What are some of the top use cases you are seeing service mesh used for?

First, a consistent approach to encrypting service-to-service communication that spans clusters and organization domains: mutual TLS and workload-based security. I think of it as a network security “easy button”—you get a single TLS stack with all the features you need; the operations and life cycle get much simpler (one upgrade if there’s a CVE; one config option for cert rotation, etc.).

Next, not to be overlooked, is an at-a-glance view of what services are communicating to what services, for what URLs and how healthy that is. We find users that have had fits and starts at building or buying this kind of visibility and when we show a service mesh that can grab this information everywhere without app modification, it’s like a fulfillment of a vision that they’ve always had [and] they’ve made incremental progress toward, but now they get it in one fell swoop.

Finally, all the advanced L7 routing and resiliency stuff used to build canaries and progressive delivery. Very powerful; we see a lot of users moving in this direction but not totally clear yet exactly what they want out of this layer and experimenting with different approaches, sometimes on a per-app basis. (Incidentally, that’s a good fit for service mesh dataplane as the enforcement point, with different controller layers on top.)

What do you see for the future of service mesh and Kubernetes?

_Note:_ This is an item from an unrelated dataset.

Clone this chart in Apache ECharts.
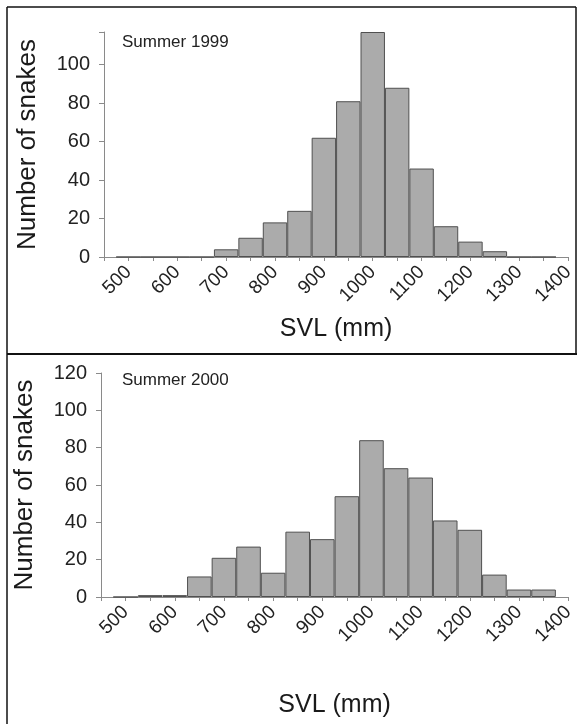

First, I’ll borrow from Janet Kuo and say I hope the future of Kubernetes itself is boring. It does what it does and does it very well. Extensibility and the surrounding ecosystem is the future for Kubernetes: wrangling large clusters and large numbers of clusters, multi-tenancy, balancing hardware acceleration or isolation against universality.

For service mesh, there’s a lot to come. I think starting soon we’re going to see multiple personas interacting with one service mesh. Up until now, the focus has been on platform teams. But I think developers are going to use service mesh to help debugging, quality engineers are going to use it for fault injection and failure reproductions, API architects and release managers will rely on service mesh for novel delivery/lifecycle approaches.